The shares rose 4.3 percent to $4.65 and have gained 22 percent in the past 12 months, almost four times the increase of the S&P/NZX50 Index. But good news is already baked into its stock, which trades at 36 times consensus 2018 earnings, while the S&P/NZX50 Index is at about 18 times.
"It's the bluest of blue-chips - up there with Auckland Airport in terms of key infrastructure," said Mark Lister, private wealth manager at Craigs Investment Partners. "It's an exceptionally good quality company across the board. The infrastructure assets they own are irreplaceable, it is exceptionally efficient and has a huge amount of land for expansion in proximity to its wharves. The bad news is it is exceptionally high priced. Analysts struggle to slap a buy rating on it."
Port of Tauranga, which is 54 percent owned by the Bay of Plenty Regional Council, has attempted to optimise its shares. Its five-for-one share split last October increased shares on issue to 681 million, giving it greater liquidity. Since the split, daily share trading has increased by 45 percent and the number of shareholders of the company has grown by 14 percent to 12,162, it said today.

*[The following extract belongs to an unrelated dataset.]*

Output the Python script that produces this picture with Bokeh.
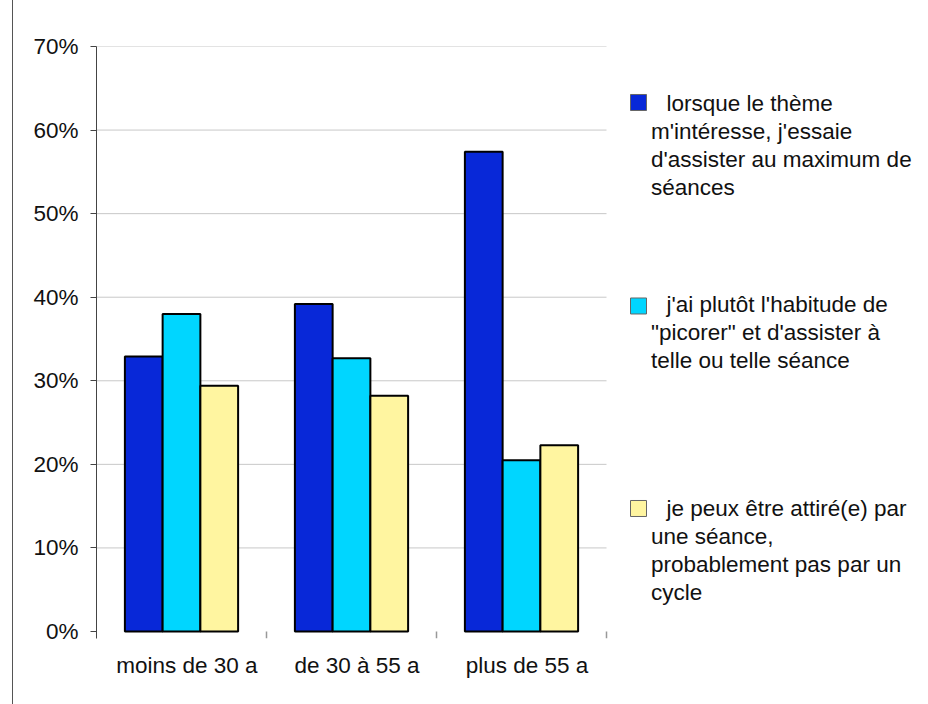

The company operates New Zealand's most productive container terminal, with productivity which is 59 percent higher than the average of Australian ports, based on Ministry of Transport figures. It handled a record 1.08 million containers in the latest year, up about 14 percent from 2016 levels.
Log volumes rose 20 percent to 5.49 million JASM, dairy volumes gained 4.9 percent to 2.2 million tonnes, although kiwifruit volumes slipped 1.4 percent to 982,000 tonnes after a poor growing season. Oil products rose 10.4 percent to 1.4 million tonnes, and grain and dairy food supplements gained 7.6 percent to 1.16 million tonnes.
Growth in cargo volumes was driven by an 8 percent gain in exports to 14.1 million tonnes and a 14 percent gain in imports to 8 million tonnes. Port of Tauranga has dredged its harbour channels to accommodate the next generation of bigger ships, putting it in prime position to become the nation's major hub port.
Profit included a $14.6 million contribution from Port of Tauranga's seven associate or subsidiaries, up 4.8 percent on the year. The investments reflect the company's reach across the country including 50 percent of Northport, 50 percent of Prime Port Timaru, 50.1 percent of Timaru Container Terminal, 50 percent of logistics group Coda and long-term agreements with strategic partners such as Kotahi Logistics, owned by Fonterra Cooperative Group and Silver Fern Farms.
"Our focus now is to continue to optimise productivity, remove waste from the supply chain and work with our partners to plan ahead," said chief executive Mark Cairns said. Guidance for 2018 earnings will be given at the annual meeting on Oct. 19.
Craig's Lister says the high share price reflects that "you don't get quality companies for cheap."
"The outlook is bright but from here, growth in the share price is likely to be aligned with earnings growth," he said. "With single digit earnings growth you're not going to see double-digit share price growth."